Belli bir kesim, böyle bir
katliamın yapılmasının mümkün olmadığını, hiçbir örgütün bu kadar kanlı bir
eylemi düzenleyemeyeceğini savunuyordu. Savcılar,
Poyrazköy iddianamesinde suçlamalarını 5
delille ispat ediyor. İşte o deliller:
1- 15
Aralık 2008 tarihinde M. Ahmet Demir isimli şahıs cumhuriyet savcılığına bir
ihbar mektubu gönderiyor. Mektupta, 16
Kasım 2008 tarihinde
Haliç sahilinde bulunan
Rahmi Koç Müzesi'nde sergilenen askerî
denizaltı içerisinde
patlayıcı madde bulunduğu, görevliler tarafından olayın bildirilmesi üzerine
Deniz Kuvvetleri Komutanlığı'nda görevli bir
ekip tarafından patlayıcıların alınarak
personel eğitim alanında
imha edildiği, olay ile ilgili olarak adli mercilere bilgi verilmediği gibi sorumluların da araştırılmadığı bildiriliyor.

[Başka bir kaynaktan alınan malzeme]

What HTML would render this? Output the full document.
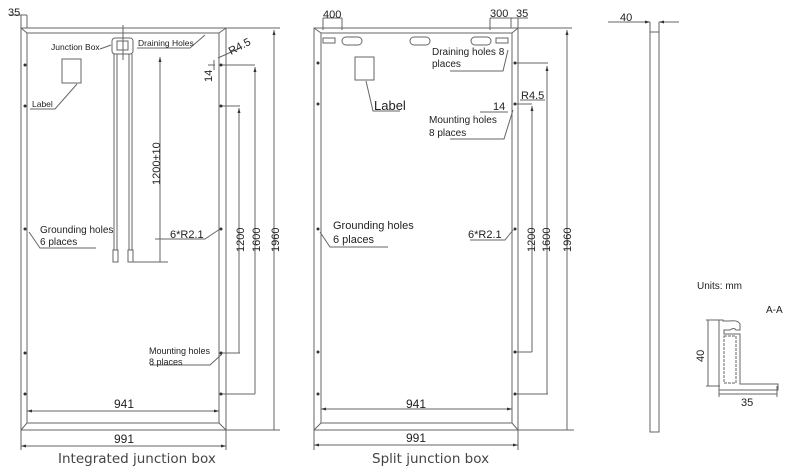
<!DOCTYPE html>
<html><head><meta charset="utf-8"><style>
html,body{margin:0;padding:0;background:#fff;width:800px;height:475px;overflow:hidden}
svg{display:block}
text{font-family:"Liberation Sans",Arial,sans-serif;fill:#222}
.cap{font-family:"DejaVu Sans","Liberation Sans",sans-serif;font-size:13.5px;fill:#444}
</style></head><body>
<svg width="800" height="475" viewBox="0 0 800 475" xmlns="http://www.w3.org/2000/svg">
<defs>
<marker id="a" viewBox="0 0 10 10" refX="10" refY="5" markerWidth="5" markerHeight="5" orient="auto-start-reverse"><path d="M0,2 L10,5 L0,8z" fill="#333"/></marker>
</defs>
<g stroke="#666" stroke-width="1" fill="none">
<rect x="21" y="28" width="205" height="402"/>
<rect x="27" y="33" width="192" height="390"/>
<path d="M21,28 L27,33 M226,28 L219,33 M21,430 L27,423 M226,430 L219,423"/>
<line x1="27" y1="411" x2="219" y2="411" marker-start="url(#a)" marker-end="url(#a)"/>
<line x1="21" y1="446" x2="226" y2="446" marker-start="url(#a)" marker-end="url(#a)"/>
<path d="M21,430 V450 M226,430 V450 M27,400 V414 M219,400 V414"/>
<path d="M21,15 V28 M27,15 V28 M10,15 H27"/>
<path d="M226,28 H280 M226,430 H280"/>
<line x1="274" y1="30" x2="274" y2="430" marker-start="url(#a)"/>
<path d="M221,65 H255 M221,394 H255 M221,106 H240 M221,353 H240"/>
<line x1="255" y1="67" x2="255" y2="394" marker-start="url(#a)"/>
<line x1="239" y1="108" x2="239" y2="353" marker-start="url(#a)"/>
<rect x="112" y="38" width="21" height="16" rx="3"/>
<rect x="117" y="41" width="11" height="9"/>
<path d="M123,25 V60 M114,54 V250 M117,54 V250 M129,54 V250 M132,54 V250"/>
<path d="M113,250 h5 v12 h-5z M128,250 h5 v12 h-5z"/>
<path d="M133,262 H168"/>
<line x1="160" y1="262" x2="160" y2="57" marker-end="url(#a)"/>
<rect x="62" y="59" width="19" height="24"/>
<path d="M77,84 L55,109 H30"/>
<path d="M100,49 L111,45 M137,48 H190 L205,35"/>
<path d="M208,65 H215 M214,60 V70 M218,58 L240,48"/>
<path d="M29,232 L40,248 H96 M155,239 H205 L220,229 M150,365 H210 L222,354"/>
<rect x="314" y="28" width="204" height="402"/>
<rect x="321" y="33" width="191" height="390"/>
<path d="M314,28 L321,33 M518,28 L512,33 M314,430 L321,423 M518,430 L512,423"/>
<line x1="321" y1="409" x2="512" y2="409" marker-start="url(#a)" marker-end="url(#a)"/>
<line x1="314" y1="445" x2="518" y2="445" marker-start="url(#a)" marker-end="url(#a)"/>
<path d="M314,430 V450 M518,430 V450 M321,395 V412 M512,395 V412"/>
<path d="M323,18 V30 M342,18 V30 M323,18 H342 M490,18 V30 M511,18 V28 M518,18 V28 M490,18 H528"/>
<path d="M518,28 H572 M518,430 H574"/>
<line x1="567" y1="30" x2="567" y2="430" marker-start="url(#a)"/>
<path d="M515,63 H548 M515,394 H548 M515,104 H532 M515,352 H532"/>
<line x1="547" y1="66" x2="547" y2="394" marker-start="url(#a)"/>
<line x1="532" y1="106" x2="532" y2="352" marker-start="url(#a)"/>
<rect x="342" y="37" width="20" height="8" rx="4"/>
<rect x="410" y="37" width="20" height="8" rx="4"/>
<rect x="471" y="37" width="20" height="8" rx="4"/>
<rect x="323" y="38" width="12" height="5"/>
<rect x="496" y="38" width="12" height="5"/>
<rect x="355" y="57" width="19" height="23"/>
<path d="M366,81 L373,111 H400"/>
<path d="M450,71 H503 L508,50 M450,139 H504 L513,110"/>
<path d="M480,112 H508 M520,100 H545"/>
<path d="M320,232 L330,247 H388 M470,240 H505 L513,230"/>
<rect x="650" y="32" width="9" height="400"/>
<line x1="608" y1="22" x2="650" y2="22" marker-end="url(#a)"/>
<line x1="679" y1="22" x2="659" y2="22" marker-end="url(#a)"/>
<path d="M650,22 V32 M659,22 V32"/>
<path d="M706,320 H720 M706,386 H720 M708,320 V386 M719,386 V397 M777,386 V397 M719,394 H777"/>
<path d="M719,320 V390 H778 V384 H740 V334 H724 V330 H730 Q734,327 736,330 H740 V324 Q738,320 730,321 H723 V320 Z"/>
<rect x="724" y="336" width="12" height="47" stroke-dasharray="3,1"/>
</g>
<g fill="#333">
<circle cx="25" cy="65" r="1.5"/><circle cx="25" cy="106" r="1.5"/><circle cx="25" cy="229" r="1.5"/><circle cx="25" cy="353" r="1.5"/><circle cx="25" cy="394" r="1.5"/>
<circle cx="221" cy="65" r="1.5"/><circle cx="221" cy="106" r="1.5"/><circle cx="221" cy="229" r="1.5"/><circle cx="221" cy="353" r="1.5"/><circle cx="221" cy="394" r="1.5"/>
<circle cx="318" cy="63" r="1.5"/><circle cx="318" cy="104" r="1.5"/><circle cx="318" cy="229" r="1.5"/><circle cx="318" cy="352" r="1.5"/><circle cx="318" cy="394" r="1.5"/>
<circle cx="515" cy="63" r="1.5"/><circle cx="515" cy="104" r="1.5"/><circle cx="515" cy="229" r="1.5"/><circle cx="515" cy="352" r="1.5"/><circle cx="515" cy="394" r="1.5"/>
</g>
<g font-size="11">
<text x="8" y="16">35</text>
<text x="114" y="408" font-size="12">941</text>
<text x="114" y="443" font-size="12">991</text>
<text x="51" y="50" font-size="8.5">Junction Box</text>
<text x="138" y="46" font-size="8.5">Draining Holes</text>
<text x="32" y="107" font-size="8.5">Label</text>
<text x="231" y="55" transform="rotate(-28 231 55)">R4.5</text>
<text x="212" y="82" transform="rotate(-90 212 82)">14</text>
<text x="160" y="185" transform="rotate(-90 160 185)">1200±10</text>
<text x="40" y="233" font-size="10">Grounding holes</text>
<text x="40" y="245" font-size="10">6 places</text>
<text x="170" y="238">6*R2.1</text>
<text x="244" y="252" transform="rotate(-90 244 252)">1200</text>
<text x="260" y="252" transform="rotate(-90 260 252)">1600</text>
<text x="279" y="252" transform="rotate(-90 279 252)">1960</text>
<text x="149" y="354" font-size="9">Mounting holes</text>
<text x="149" y="365" font-size="9">8 places</text>
<text x="323" y="18">400</text>
<text x="490" y="17">300</text>
<text x="516" y="17">35</text>
<text x="432" y="55" font-size="10">Draining holes 8</text>
<text x="432" y="67" font-size="10">places</text>
<text x="374" y="110" font-size="13">Label</text>
<text x="521" y="99">R4.5</text>
<text x="493" y="110">14</text>
<text x="429" y="123" font-size="10">Mounting holes</text>
<text x="429" y="136" font-size="10">8 places</text>
<text x="333" y="229" font-size="11">Grounding holes</text>
<text x="333" y="243" font-size="11">6 places</text>
<text x="468" y="238">6*R2.1</text>
<text x="535" y="252" transform="rotate(-90 535 252)">1200</text>
<text x="550" y="252" transform="rotate(-90 550 252)">1600</text>
<text x="571" y="252" transform="rotate(-90 571 252)">1960</text>
<text x="406" y="408" font-size="12">941</text>
<text x="406" y="442" font-size="12">991</text>
<text x="620" y="21">40</text>
<text x="697" y="289" font-size="10">Units: mm</text>
<text x="766" y="313" font-size="10">A-A</text>
<text x="704" y="362" transform="rotate(-90 704 362)">40</text>
<text x="741" y="406">35</text>
</g>
<text class="cap" x="58" y="463">Integrated junction box</text>
<text class="cap" x="372" y="463">Split junction box</text>
</svg>
</body></html>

Mektupta yer alan CD'de patlayıcılara ait görüntüler yer alıyor. (İddianame sayfa 17)
2- Savcılar 29 Ocak 2009 tarihinde ihbar mektubunda adı geçen müze görevlisi
emekli Astsubay Hasan
Oğuz İşleyenel'in ifadesini alıyor. Emekli
astsubay,
poşet içerisinde TNT kalıpları, 1,5 metre kadar fitil ve 5-6 adet
fünye olduğunu gördüğünü, olayı müze müdürüne bildirdiğini anlatıyor. Müdürün de patlayıcıları
Kuzey Deniz Saha Komutanlığı'na bildirdiğini ve aynı gün oradan gelen bir binbaşı ve iki astsubaya
tutanak karşılığı teslim ettiklerini anlatıyor. Bu konuda yapılan askerî
soruşturma takipsizlikle sonuçlanıyor. (Sayfa 17, 18)
3- 23
Mayıs 2009 tarihinde bir ihbar mektubu daha geliyor. Mektupta
Kafes Eylem
Planı olduğu ve '
ülke içerisinde çeşitli eylemler yapılarak ülkede
Ergenekon örgütünün hedefleri doğrultusunda kargaşa çıkarılması'nın hedeflendiği anlatılıyor. Yapılacak işler sıralanırken şu cümleler dikkat çekiyor: "Kasımpaşa'da bulunan Koç Müzesi'ndeki denizaltına patlayıcılar yerleştirilmesi de yine aynı plan dahilinde yapılmış bir eylemdir. Bu plana göre 200-300 kişilik bir öğrenci grubunun müzeyi ziyaretleri esnasında patlayıcılar patlatılacak ve ortalık kan gölüne dönecekti. Tabii bunun sonunda sorumlu hükümet tutulacak, faillerin yakalanmaması insanlarımızı gerecek ve toplumda bir kargaşa ortamının yaratılması sağlanacaktır. (Sayfa 19)
4-
İhbar mektubunda yer alan iddialar,
şüpheli Levent Bektaş'tan elde edilen 3 No'lu DVD içerisinde gizlenmiş bilgilerle bire bir örtüşüyor. DVD'de gizlenmiş bir şekilde bulunan "aa/Cihan'dan/Notlar.txt" isimli belgede aynen şunlar yazılı: "C.G. ile görüşme notları. Koç Müzesi'yle ilgili malzemeler yerine konulmak üzere operatöre ulaştırıldı. Müzenin ziyaretçilerini artıralım, okullarda
tanıtım, reklam ve organizasyon faaliyetleri yapılarak ziyaretçi yoğunluğunun en fazla olduğu zamanın belirlenmesi. Cihan Bey söyleyecek, öğrenciler projenin en önemli parçası. Operasyon tarihini teyit edelim... Koç Müzesi'nde ziyaretçi patlaması olmalı :) sıkıntı çıkmasın Bşk takip ediyor..." (Sayfa 18)
5- Savcılar kendilerine ulaşan ihbar mektuplarında adı geçen şahısların
mahkeme kararıyla
telefonlarını da takibe almış. Şüpheli şahısların birbirleriyle yaptıkları telefon görüşmeleri de aynı plan etrafında çalıştıklarını gösteriyor.